We checked the car for all possible problems like spark plugs, fuel pump, battery, etc. We also put a quick start into the air duct in the engine and the car started for 2 seconds, so we know that the fuel injector is not releasing gas into the engine. The problem is programming the key and the engine control I thought that the engine control could be reprogrammed, but it sounds like without the four digital code it cannot be done.


#11

Thank you. Obviously I’m not up to speed on the modern world. Why would someone steal it?


#12

That’s about as good a question as could be asked. The only thing I can think of would be if someone in the shipping process needed one for themselves and decided to heist it or this vehicle was purchased sight unseen and someone had already relieved the car of the ECU for whatever reason.

The OP says they replaced the missing ECU with a used unit. Well, not all units are the same even on the same year model as there may be a dozen or more different ones.
A imported vehicle from Japan brought into South Africa with a used ECU from who knows what or where can open up a can of worms.

The OP says the ECU was stolen during shipping so I’d like to hear the story behind the shipping.
The car was obviously loaded onto a ship so surely the records would indicate if the car was driven on board or whether it was dragged.
If it was driven on and had to be towed off then there’s some suspicion but this is a pretty murky story at this point.


#13

If someone stole it, hopefully the person that received it is also experiencing the fun you’re having trying to make it work with their vehicle.
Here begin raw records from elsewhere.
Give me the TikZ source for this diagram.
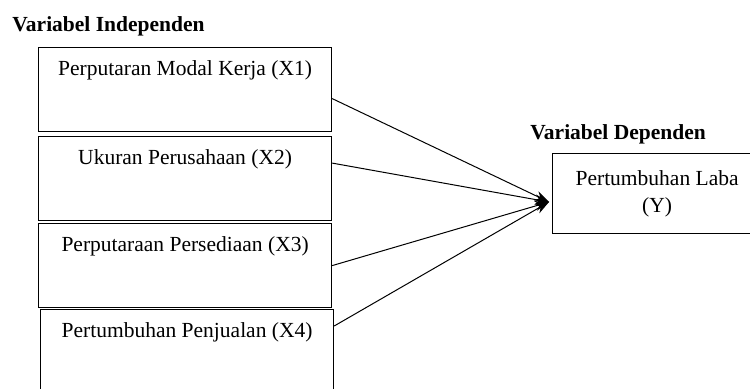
\documentclass[tikz,border=0pt]{standalone}
\usepackage{fontspec}
\setmainfont{Liberation Serif}
\usetikzlibrary{arrows.meta}

\begin{document}
\begin{tikzpicture}[x=0.5pt, y=-0.5pt, >={Stealth[length=7pt, width=5pt]},
  every node/.style={font=\fontsize{10.75}{13.5}\selectfont},
  heading/.style={font=\fontsize{10.75}{13.5}\selectfont\bfseries, anchor=base west, inner sep=0pt},
  varbox/.style={draw, line width=0.6pt, anchor=north west, minimum width=146.5pt, inner ysep=4pt, text height=10pt, text depth=24pt},
  depbox/.style={draw, line width=0.6pt, anchor=north west, minimum width=104.5pt, minimum height=40pt, align=center},
  link/.style={->, line width=0.5pt}]
  \clip (0,0) rectangle (750,389);

  % headings
  \node[heading] (indep) at (12,32) {Variabel Independen};
  \node[heading] (dep) at (530,140) {Variabel Dependen};

  % nodes
  \node[varbox] (x1) at (38,47) {Perputaran Modal Kerja (X1)};
  \node[varbox] (x2) at (38,136) {Ukuran Perusahaan (X2)};
  \node[varbox] (x3) at (38,223) {Perputaraan Persediaan (X3)};
  \node[varbox] (x4) at (40,309) {Pertumbuhan Penjualan (X4)};
  \node[depbox] (y) at (552,153) {Pertumbuhan Laba\\(Y)};
  \coordinate (tip) at (549,202);

  % arrows
  \draw[link] ([yshift=-4.5pt]x1.east) -- (tip);
  \draw[link] ([yshift=7.75pt]x2.east) -- (tip);
  \draw[link] (x3.east) -- (tip);
  \draw[link] ([yshift=-8.5pt]x4.north east) -- (tip);
\end{tikzpicture}
\end{document}
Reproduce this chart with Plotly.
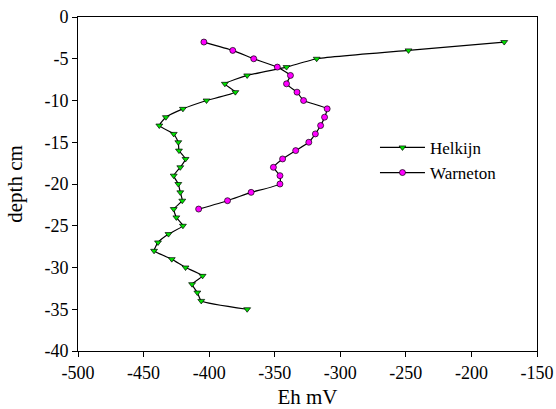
import plotly.graph_objects as go

# Helkijn
helkijn_depth = [-3, -4, -5, -6, -7, -8, -9, -10, -11, -12, -13, -14, -15, -16, -17, -18, -19, -20,
                 -21, -22, -23, -24, -25, -26, -27, -28, -29, -30, -31, -32, -33, -34, -35]
helkijn_eh = [-175, -248, -318, -341, -371, -388, -380, -402, -420, -433, -438, -427, -423.5, -423, -418,
              -422, -427, -423.5, -422, -420.5, -427, -425, -420, -431, -439, -442, -428.5, -418, -405,
              -413, -409, -406, -371]

# Warneton
warneton_depth = [-3, -4, -5, -6, -7, -8, -9, -10, -11, -12, -13, -14, -15, -16, -17, -18, -19, -20,
                  -21, -22, -23]
warneton_eh = [-404, -382, -366, -348, -338, -341, -333, -328, -310, -312, -315, -319, -324, -334, -344,
               -351, -346, -346, -368, -386, -408]

x_ticks = [-500, -450, -400, -350, -300, -250, -200, -150]
y_ticks = [0, -5, -10, -15, -20, -25, -30, -35, -40]

FONT = "Liberation Serif, Times New Roman, serif"

fig = go.Figure()
fig.add_trace(go.Scatter(
    x=helkijn_eh, y=helkijn_depth, name="Helkijn", mode="lines+markers",
    line=dict(color="black", width=1.2, shape="spline", smoothing=0.4),
    marker=dict(symbol="triangle-down", size=6, color="#00e000", line=dict(color="black", width=0.7)),
))
fig.add_trace(go.Scatter(
    x=warneton_eh, y=warneton_depth, name="Warneton", mode="lines+markers",
    line=dict(color="black", width=1.2, shape="spline", smoothing=0.4),
    marker=dict(symbol="circle", size=6, color="#ff00ff", line=dict(color="black", width=0.7)),
))

axis_common = dict(
    showgrid=False, zeroline=False, showline=True, linecolor="black", linewidth=1,
    mirror=True, ticks="outside", ticklen=5, tickcolor="black", tickwidth=1, automargin=False,
    tickfont=dict(family=FONT, size=18, color="black"),
)

fig.update_layout(
    width=556, height=409,
    margin=dict(l=78, r=19, t=17, b=58),
    paper_bgcolor="white", plot_bgcolor="white",
    font=dict(family=FONT, color="black"),
    xaxis=dict(range=[-500, -150], tickvals=x_ticks, ticktext=[str(v) for v in x_ticks],
               title=dict(text="Eh mV", font=dict(family=FONT, size=21), standoff=9), **axis_common),
    yaxis=dict(range=[-40, 0], tickvals=y_ticks, ticktext=[str(v) for v in y_ticks],
               title=dict(text="depth cm", font=dict(family=FONT, size=21), standoff=16), **axis_common),
    legend=dict(x=0.647, y=0.662, xanchor="left", yanchor="top", bgcolor="rgba(0,0,0,0)",
                font=dict(family=FONT, size=17), tracegroupgap=0, itemwidth=45),
    showlegend=True,
)

fig.write_html("out.html", config={"displayModeBar": False},
               post_script="document.body.style.margin='0px';document.body.style.padding='0px';")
I would think the dealer would be able to use their factory scan tool and delete all keys from the computer, then re-add yours. At least with my Chrysler, that’s what needed to be done to add a second key when I only had one. Toyotas of course could be different, and of course with mine, I brought them a running vehicle. At this point, maybe calling or emailing someone higher up in Toyota might be useful. Perhaps a decent locksmith could help you as well. I’m sure this has come up before.